The first, whilst, can be handled with the concept of named queues:
q('whileTrue')
.map(function(val, callback) {
doSomething(callback);
})
.filter(function(val) { return !!val; })
.branch('whileTrue');
q('whileTrue').push(true);
in this case branch links the queue into itself recursively, where the filter acts as the break out of the recursive loop, as it has the power to block values from continuing. The auto concept can be seen in one of the included examples, solving a dependency graph and processing the results in the correct order, also implemented with just a filter, map, and branch, and one more queue that the filter pushes into for actually processing items removed from the apparently infinite loop.
async has a queue verb, but there is no richness to it. There only “verb” it understands is essentially each, and there is a drain for executing code when the queue has no more items. queue-flow has far more verbs to employ, and a richer event system, as well:
q('someQueue').on('empty', function() { /* Analogous to an async queue's drain */ });
q('someQueue').on('close', function() {
/* Queues in queue-flow can be empty but waiting for values to arrive.

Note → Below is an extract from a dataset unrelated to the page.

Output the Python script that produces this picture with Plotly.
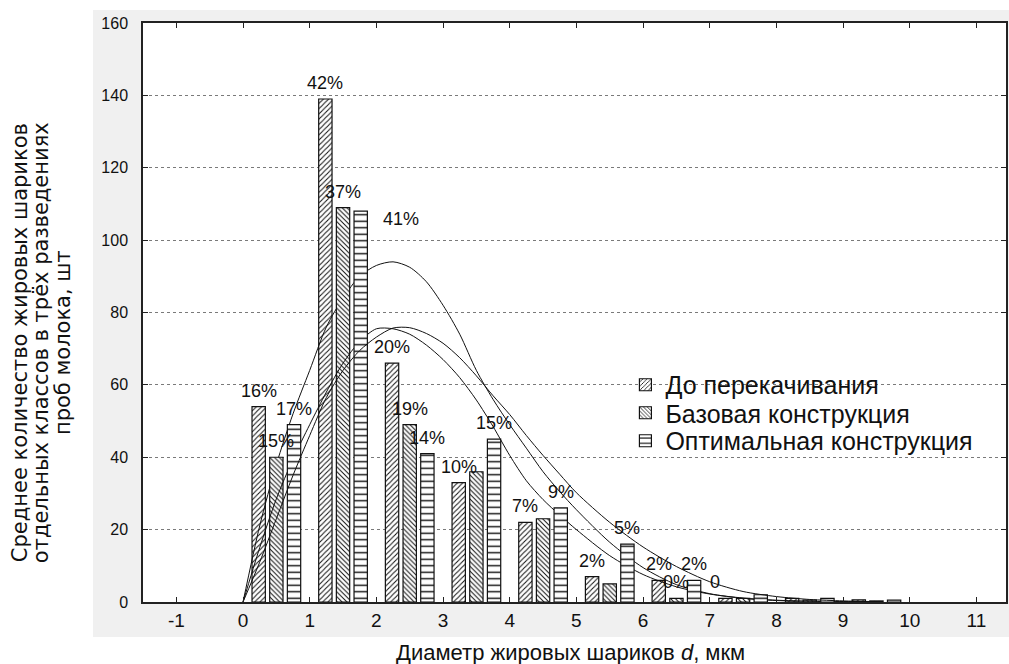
import plotly.graph_objects as go

# ---------------- data ----------------
class_centers = [0.5, 1.5, 2.5, 3.5, 4.5, 5.5, 6.5, 7.5, 8.5, 9.5]
series_names = ["До перекачивания", "Базовая конструкция", "Оптимальная конструкция"]

before_pumping = [54, 139, 66, 33, 22, 7, 6, 1, 1, 0.6]
base_design = [40, 109, 49, 36, 23, 5, 1, 1, 0.5, 0.3]
optimal_design = [49, 108, 41, 45, 26, 16, 6, 2, 1, 0.5]

labels_before = ["16%", "42%", "20%", "10%", "7%", "2%", "2%", "0", "", ""]
labels_base = ["15%", "37%", "19%", "", "", "", "0%", "", "", ""]
labels_optimal = ["17%", "41%", "14%", "15%", "9%", "5%", "2%", "", "", ""]

curve_x = [0, 0.25, 0.5, 0.75, 1, 1.25, 1.5, 1.75, 2, 2.25, 2.5, 2.75, 3, 3.25, 3.5,
           3.75, 4, 4.25, 4.5, 4.75, 5, 5.5, 6, 6.5, 7, 7.5, 8, 8.5, 9, 9.5]
curve_before = [0, 21, 38, 52, 64, 76, 84, 90, 93, 94, 92.5, 88.5, 82, 74, 64,
                56, 49, 42.5, 36, 30.5, 25.5, 16.5, 9.5, 4.8, 2.3, 1.0, 0.4, 0.2, 0.1, 0]
curve_base = [0, 15, 28.5, 39.5, 49, 58, 66, 72, 75.5, 75.5, 74, 71, 67, 62, 55.8,
              48.5, 40.5, 33.5, 28.3, 24, 20, 12.8, 7.6, 4.2, 2.2, 1.1, 0.5, 0.2, 0.1, 0]
curve_optimal = [0, 11, 23, 35, 46, 56.5, 64, 69.5, 73.2, 75.7, 75.8, 74.2, 71.5, 67.5, 62.5,
                 57, 51.8, 46, 40.5, 35.3, 30.2, 22, 15.2, 9.8, 5.6, 2.9, 1.5, 0.7, 0.3, 0.1]

x_tick_vals = [-1, 0, 1, 2, 3, 4, 5, 6, 7, 8, 9, 10, 11]
x_tick_text = ["-1", "0", "1", "2", "3", "4", "5", "6", "7", "8", "9", "10", "11"]
y_tick_vals = [0, 20, 40, 60, 80, 100, 120, 140, 160]

# ---------------- style ----------------
X_RANGE = [-1.5, 11.443]
Y_RANGE = [0, 160]
BAR_W = 0.2
offsets = [-0.365, -0.1, 0.165]
patterns = [dict(shape="/", size=3.7, solidity=0.28),
            dict(shape="\\", size=3.4, solidity=0.3),
            dict(shape="-", size=6.5, solidity=0.22)]
INK = "#111111"
FONT = "Liberation Sans, Arial, sans-serif"
legend_ids = ["legend", "legend2", "legend3"]
legend_y = [0.3748, 0.3264, 0.2781]

values = [before_pumping, base_design, optimal_design]
labels = [labels_before, labels_base, labels_optimal]
curves = [curve_before, curve_base, curve_optimal]
label_nudge = {(0, 7): (-10, 0), (2, 1): (40, -24)}

fig = go.Figure()
axis_ids = [("x", "y"), ("x2", "y2"), ("x3", "y3")]
for s in range(3):
    xa, ya = axis_ids[s]
    pat = dict(patterns[s])
    pat.update(fgcolor=INK, bgcolor="white", fillmode="replace")
    fig.add_trace(go.Bar(
        x=class_centers, y=values[s], name=series_names[s],
        width=BAR_W, offset=offsets[s],
        marker=dict(color="white", pattern=pat, line=dict(color=INK, width=1.2)),
        xaxis=xa, yaxis=ya, showlegend=True, legend=legend_ids[s]))
    fig.add_trace(go.Scatter(
        x=curve_x, y=curves[s], mode="lines",
        line=dict(color=INK, width=1.0, shape="spline", smoothing=0.8),
        xaxis=xa, yaxis=ya, showlegend=False, hoverinfo="skip"))

annotations = []
for s in range(3):
    for i, txt in enumerate(labels[s]):
        if not txt:
            continue
        dx, dy = label_nudge.get((s, i), (0, 0))
        annotations.append(dict(
            x=class_centers[i] + offsets[s] + BAR_W / 2, y=values[s][i],
            xref="x", yref="y", text=txt, showarrow=False,
            xanchor="center", yanchor="middle", xshift=dx, yshift=16 + dy,
            font=dict(family=FONT, size=18, color=INK)))

# axis titles
ytitle_lines = ["Среднее количество жировых шариков",
                "отдельных классов в трёх разведениях",
                "проб молока, шт"]
ytitle_x = [-0.1422, -0.1179, -0.0925]
for line, xp in zip(ytitle_lines, ytitle_x):
    annotations.append(dict(x=xp, y=0.4475, xref="paper", yref="paper", text=line,
                            textangle=-90, showarrow=False, xanchor="center", yanchor="middle",
                            font=dict(family="DejaVu Sans, sans-serif", size=21, color=INK)))
annotations.append(dict(x=0.495, y=-0.0864, xref="paper", yref="paper",
                        text="Диаметр жировых шариков <i>d</i>, мкм", showarrow=False,
                        xanchor="center", yanchor="middle",
                        font=dict(family=FONT, size=22, color=INK)))

shapes = [
    dict(type="rect", xref="paper", yref="paper", x0=-0.058, x1=1.01, y0=-0.0604, y1=1.0225,
         fillcolor="#f0f0f0", line=dict(width=0), layer="below"),
    dict(type="rect", xref="paper", yref="paper", x0=0, x1=1, y0=0, y1=1,
         fillcolor="white", line=dict(width=0), layer="below"),
]

legend_style = dict(x=0.559, xanchor="left", yanchor="middle",
                    bgcolor="rgba(0,0,0,0)", font=dict(family=FONT, size=25, color=INK),
                    itemclick=False, itemdoubleclick=False)

fig.update_layout(
    width=1009, height=664,
    margin=dict(l=143, r=1, t=23, b=62),
    paper_bgcolor="white", plot_bgcolor="white",
    barmode="overlay",
    showlegend=True,
    legend=dict(legend_style, y=legend_y[0]),
    legend2=dict(legend_style, y=legend_y[1]),
    legend3=dict(legend_style, y=legend_y[2]),
    xaxis=dict(range=X_RANGE, tickmode="array", tickvals=x_tick_vals, ticktext=x_tick_text,
               ticks="inside", ticklen=5, tickcolor="#222", showline=True, linecolor="#222",
               linewidth=1.5, mirror="ticks", showgrid=False, zeroline=False,
               tickfont=dict(family=FONT, size=19, color=INK)),
    yaxis=dict(range=Y_RANGE, tickmode="array", tickvals=y_tick_vals,
               ticks="inside", ticklen=5, tickcolor="#222", showline=True, linecolor="#222",
               linewidth=1.5, mirror="ticks", showgrid=True, gridcolor="#7a7a7a",
               griddash="dot", gridwidth=1, zeroline=False, ticklabelstandoff=10,
               tickfont=dict(family=FONT, size=16, color=INK)),
    xaxis2=dict(overlaying="x", range=X_RANGE, visible=False),
    yaxis2=dict(overlaying="y", range=Y_RANGE, visible=False),
    xaxis3=dict(overlaying="x", range=X_RANGE, visible=False),
    yaxis3=dict(overlaying="y", range=Y_RANGE, visible=False),
    annotations=annotations,
    shapes=shapes,
)

fig.write_html("out.html")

Long running queues that execute some sort of continues process,
such as request-response actions. Named queues must be manually
.close()'d, while queues that are simply given an array to process
automatically close just like async's queue. */
});
q('someQueue').on('push', function(pushedVal) {
/* Not possible in async's queues, we can watch when a queue is given
new data and log this, inspect the data, and even return false to
tell the queue to ignore it (though I recommend using filter instead) */
});
q('someQueue').on('pull', function(pulledVal) {
/* Similarly, when a queue's action (map, reduce, filter, whatever) is
ready for the next value, this event will be executed, allowing more
detailed performance logging of the queue, making it possible to
determine where the bottleneck is in your pipeline. */
});
These on event registers return the queue they register to, so they can be chained to each other and placed within the queue they are monitoring directly (perfect for the anonymous intermediate queues, although you can give them a name with .as('name'), as well. as makes it possible to implement a rarely-used switch behavior (that it was actually designed for): initializing hardware that has been left in some state of initialization, but now with async code (which is perfect if you’re communicating to the hardware over ethernet, USB, etc with Node.js):
q('beginInitialization')
.branch(determineHardwareState);
q('state0')
.each(initialize)
.as('state1')
.each(checkMemory)
.as('state2')
.each(loadConfiguration)
.as('state3')
.each(startExecution)
.branch('initialized');
q('initialized')
.toArray(registerHardware);
q('beginInitialization').push(device0, device1, device2);
Now the flow of your data through your queues can be defined at a high level, while your lower-level decisions are handled within your functions, which can be kept general purpose and reusable between many queues. It can be a mix of sync and async code, they can be reordered with a simple select-click-and-drag because they’re all at the same indent level. Linear steps are kept perfectly linear, functions are kept easily reusable. Developers are kept sane.